Fearless Teenagers Roaming the Streets

Teenagers may well be on many of our minds at present, what with the big exams underway for some and the long summer holidays started for others; so we thought we’d give you another brief insight into teenagers from Owen Connolly’s book for fathers entitled “Standing on the Shoulders of Giants”. This post is related to a previous post from April that considered the fearlessness or assertiveness that parents are hoping to instil in their children. You can read that post on our blog here.

ARE THE YOUNG PEOPLE WE SEE AIMLESSLY/AGGRESSIVELY ROAMING THE STREETS DEMONSTRATING THE KIND OF ASSERTIVE “FEARLESSNESS” THAT YOU WERE PREVIOUSLY EXTOLLING IN TODAY’S CHILDREN?

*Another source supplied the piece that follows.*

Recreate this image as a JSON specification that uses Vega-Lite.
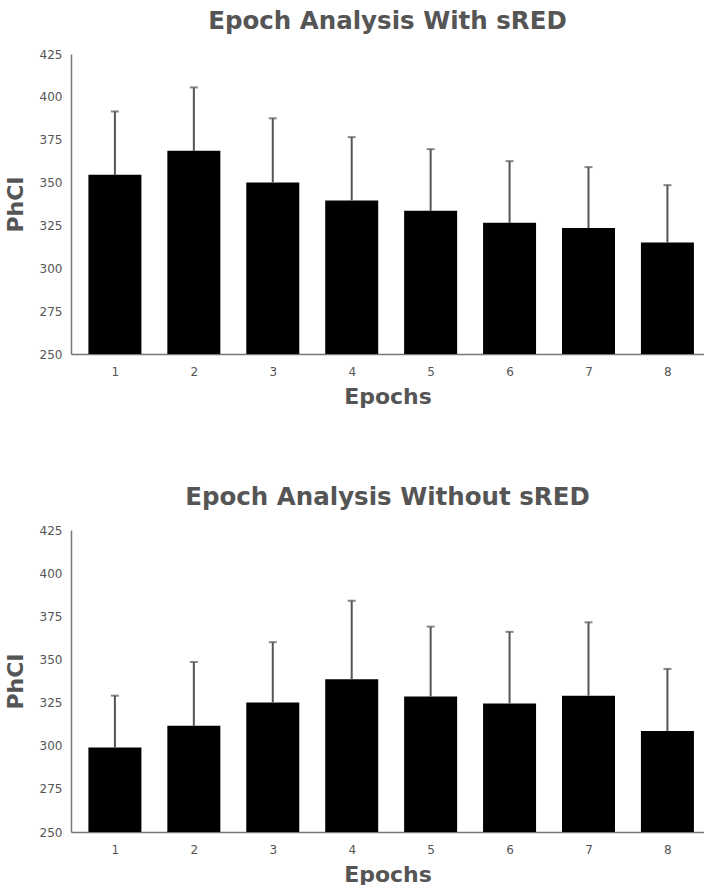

roaming teenagersWe must take time to consider a type of fearlessness that we see in certain young people today, which is very different than the “can-do” fearlessness we want to inspire in our children. Take a young man who has not been heard or listened to, one who has had difficulties in school that were not appropriately understood – difficulties that may have been caused by having an alcoholic or drug-addicted mother or father. He leaves school – or is forced out – and is now out on the streets trying to make something for himself. He’s very limited intellectually because his academic facility was taken away from him – due to his lack of concentration or other problems – and he’s a developing young man so he’s physically like a feral cat or anything that’s wild.  And yet he has to survive – and remember: one of the reasons he’s alive today is because there’s enough genetic makeup in him that enabled his people to survive in the first place. So now, as he tries to survive in the world with very limited resources, he may fearlessly use means that the majority of the population would consider dangerous or wrong. He may take easier ways out since he’s more subject to being easily led, but he needs to survive, and young men and women like him will do what they have to in order to survive and the ways that they do so may be very different from what most would consider normal.

Many of these guys are really super kids and very sensitive, but they can’t afford to let that aspect of themselves be visible in the struggle to survive. To deal with that struggle, they entertain a kind of fearlessness or fierceness that helps them get on in the world. But that’s just a survival instinct and is very different from the assertiveness we’re trying to encourage in our children.